Government Sells Last of Timber Seized by Task Force

The government has sold off the last of the roughly 70,000 cubic meters of illegally logged timber seized earlier this year by a special task force charged with cracking down on illicit timber stocks across eastern Cambodia.

Soung Mengkea, a spokesman for the Ministry of Finance, said on Sunday that the government reached a deal on Friday with Ung Sitatvila, owner of V.Energy Logistics, who agreed to buy the remaining 60,393 cubic meters for 59.3 billion riel, or about $14.8 million.

The first 10,000 cubic meters had been sold off separately to three buyers in August, the bulk of it to rubber plantation owner Ing Sithat Virak.

Mr.
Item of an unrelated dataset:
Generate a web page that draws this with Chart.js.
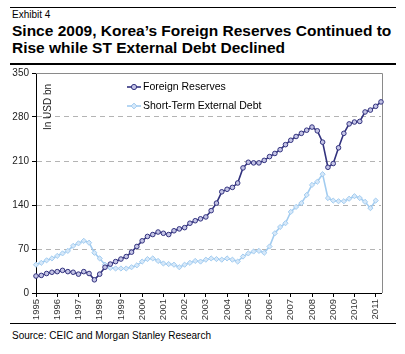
<!DOCTYPE html>
<html>
<head>
<meta charset="utf-8">
<script src="https://cdn.jsdelivr.net/npm/chart.js@4.4.1/dist/chart.umd.min.js"></script>
<style>
  body { margin: 0; background: #fff; font-family: "Liberation Sans", Arial, sans-serif; }
  #page { position: relative; width: 405px; height: 354px; overflow: hidden; }
  .rule { position: absolute; left: 10px; width: 386px; height: 0; border-top: 1px solid #000; }
  #exhibit { position: absolute; left: 12px; top: 9px; font-size: 10px; }
  #title { position: absolute; left: 12px; top: 22px; font-size: 15.5px; font-weight: bold; line-height: 17px; }
  #wrap { position: absolute; left: 0; top: 64px; width: 405px; height: 258px; }
  #source { position: absolute; left: 12px; top: 330px; font-size: 10px; }
</style>
</head>
<body>
<div id="page">
  <div class="rule" style="top:7px"></div>
  <div id="exhibit">Exhibit 4</div>
  <div id="title">Since 2009, Korea’s Foreign Reserves Continued to<br>Rise while ST External Debt Declined</div>
  <div class="rule" style="top:63px;border-top-width:2px"></div>
  <div id="wrap"><canvas id="chart" width="405" height="258"></canvas></div>
  <div class="rule" style="top:323px"></div>
  <div id="source">Source: CEIC and Morgan Stanley Research</div>
</div>
<script>
// quarterly, 1995Q1 .. 2011Q2
const quarters = [
  '1995Q1','1995Q2','1995Q3','1995Q4','1996Q1','1996Q2','1996Q3','1996Q4',
  '1997Q1','1997Q2','1997Q3','1997Q4','1998Q1','1998Q2','1998Q3','1998Q4',
  '1999Q1','1999Q2','1999Q3','1999Q4','2000Q1','2000Q2','2000Q3','2000Q4',
  '2001Q1','2001Q2','2001Q3','2001Q4','2002Q1','2002Q2','2002Q3','2002Q4',
  '2003Q1','2003Q2','2003Q3','2003Q4','2004Q1','2004Q2','2004Q3','2004Q4',
  '2005Q1','2005Q2','2005Q3','2005Q4','2006Q1','2006Q2','2006Q3','2006Q4',
  '2007Q1','2007Q2','2007Q3','2007Q4','2008Q1','2008Q2','2008Q3','2008Q4',
  '2009Q1','2009Q2','2009Q3','2009Q4','2010Q1','2010Q2','2010Q3','2010Q4',
  '2011Q1','2011Q2'
];

const foreignReserves = [
  27, 28, 31, 33, 34, 36, 34, 33,
  30, 34, 31, 21, 30, 41, 46, 50,
  54, 58, 65, 74, 83, 90, 93, 97,
  95, 93, 99, 102, 104, 111, 115, 118,
  121, 131, 143, 161, 165, 168, 175, 199,
  208, 207, 207, 211, 217, 222, 228, 236,
  243, 249, 254, 259, 264, 258, 240, 200,
  206, 231, 254, 269, 272, 273, 288, 291,
  297, 304
];

const shortTermDebt = [
  45, 48, 52, 55, 59, 63, 67, 75,
  79, 83, 80, 64, 55, 45, 40, 39,
  39, 39, 41, 44, 50, 54, 55, 51,
  47, 46, 45, 41, 45, 48, 51, 50,
  53, 55, 54, 53, 55, 53, 50, 58,
  63, 66, 67, 64, 74, 95, 105, 111,
  129, 137, 143, 156, 172, 177, 189, 151,
  147, 146, 146, 150, 154, 151, 145, 135,
  147, null
];

const yTicks = [0, 70, 140, 210, 280, 350];

const FONT = '"Liberation Sans", Arial, sans-serif';
const navy = '#32327e';
const sky = '#a2ccf0';

// grey frame on top/right of plot area
const framePlugin = {
  id: 'frame',
  beforeDatasetsDraw(chart) {
    const { ctx, chartArea: a } = chart;
    ctx.save();
    ctx.strokeStyle = '#8a8a8a';
    ctx.lineWidth = 1;
    ctx.beginPath();
    ctx.moveTo(a.left, a.top + 0.5);
    ctx.lineTo(a.right + 1.5, a.top + 0.5);
    ctx.lineTo(a.right + 1.5, a.bottom);
    ctx.stroke();
    // unit label
    ctx.translate(a.left + 12, a.top + 34);
    ctx.rotate(-Math.PI / 2);
    ctx.fillStyle = '#222';
    ctx.font = '10px ' + FONT;
    ctx.textAlign = 'center';
    ctx.textBaseline = 'middle';
    ctx.fillText('In USD bn', 0, 0);
    ctx.restore();
  }
};

// legend drawn inside the plot
const legendPlugin = {
  id: 'innerLegend',
  afterDraw(chart) {
    const { ctx } = chart;
    const rows = [23, 42];
    chart.data.datasets.forEach((ds, i) => {
      const y = rows[i];
      ctx.save();
      ctx.strokeStyle = ds.borderColor;
      ctx.lineWidth = 1.6;
      ctx.beginPath();
      ctx.moveTo(127, y);
      ctx.lineTo(141, y);
      ctx.stroke();
      ctx.fillStyle = ds.pointBackgroundColor;
      ctx.strokeStyle = ds.pointBorderColor;
      ctx.lineWidth = 1;
      Chart.helpers.drawPoint(ctx, {
        pointStyle: ds.pointStyle, radius: ds.pointRadius + 0.3, borderWidth: 1
      }, 134, y);
      ctx.fillStyle = '#000';
      ctx.font = '10.5px ' + FONT;
      ctx.textBaseline = 'middle';
      ctx.fillText(ds.label, 143, y + 0.5);
      ctx.restore();
    });
  }
};

new Chart(document.getElementById('chart'), {
  type: 'line',
  data: {
    labels: quarters,
    datasets: [
      {
        label: 'Foreign Reserves',
        data: foreignReserves,
        borderColor: navy,
        borderWidth: 1.6,
        pointStyle: 'circle',
        pointRadius: 2.3,
        pointBorderWidth: 1,
        pointBorderColor: navy,
        pointBackgroundColor: '#c4c4e6',
        tension: 0
      },
      {
        label: 'Short-Term External Debt',
        data: shortTermDebt,
        borderColor: sky,
        borderWidth: 1.6,
        pointStyle: 'rectRot',
        pointRadius: 2.6,
        pointBorderWidth: 1,
        pointBorderColor: sky,
        pointBackgroundColor: '#d6e8f9',
        tension: 0
      }
    ]
  },
  options: {
    responsive: false,
    animation: false,
    devicePixelRatio: 1,
    layout: { padding: { left: 0, right: 24, top: 9, bottom: 0 } },
    plugins: { legend: { display: false }, tooltip: { enabled: false } },
    scales: {
      x: {
        type: 'category',
        offset: false,
        afterFit(scale) { scale.height = 29; },
        border: { color: '#000', width: 1 },
        grid: {
          drawOnChartArea: false,
          tickLength: 4,
          color: (c) => (c.index % 4 === 0 ? '#000' : 'rgba(0,0,0,0)')
        },
        ticks: {
          autoSkip: false,
          minRotation: 90,
          maxRotation: 90,
          padding: 2,
          color: '#333',
          font: { family: FONT, size: 9.5 },
          callback: (v, i) => (i % 4 === 0 ? quarters[i].slice(0, 4) : '')
        }
      },
      y: {
        min: yTicks[0],
        max: yTicks[yTicks.length - 1],
        afterFit(scale) { scale.width = 36; },
        afterBuildTicks(scale) { scale.ticks = yTicks.map(v => ({ value: v })); },
        border: { color: '#000', width: 1, dash: [5, 4] },
        grid: {
          tickLength: 4,
          tickColor: '#000',
          color: (c) => (c.tick && (c.tick.value === 0 || c.tick.value === 350) ? 'rgba(0,0,0,0)' : '#b4b4b4')
        },
        ticks: {
          padding: 3,
          color: '#222',
          font: { family: FONT, size: 10 }
        }
      }
    }
  },
  plugins: [framePlugin, legendPlugin]
});
</script>
</body>
</html>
Mengkea said most of the wood sold to Mr. Sitatvila last week was in Mondolkiri and the rest spread out across the provinces of Kratie, Ratanakkiri and Tbong Khmum, all where it was originally found.

He said Mr. Sitatvila will have 60 days to haul the wood away once the sale gets final approval—80 in case of bad weather—but added that the businessman would have to upgrade some local roads first so that they would be able to handle the weight.

The spokesman said V.Energy was an import company—he did not know of what products—and would be granted a license to operate a sawmill to turn the timber into furniture.

“We will let the company build a sawmill somewhere where there is no forest because otherwise we are worried it will log more wood in the healthy forest,” he said.

Contacted by email, Mr. Sitatvila said he intended to turn the wood into unspecified “material” for the domestic market.

“I decided to buy the wood because I think it will be difficult to find wood in the future,” he said.

Mr. Sitatvila said he would work with a “partner from overseas” to process the wood and did not reply to further questions.

Environmentalists who have visited Mondolkiri, however, say most of the timber may already have been smuggled to Vietnam—where much of the country’s illegally logged timber ends up—with the collusion of local authorities.

And though most of the wood was found on the properties of several rubber plantations, the government has yet to lay related charges against anyone, fueling doubts that the crackdown was a genuine attempt to root out the area’s rampant illegal logging trade.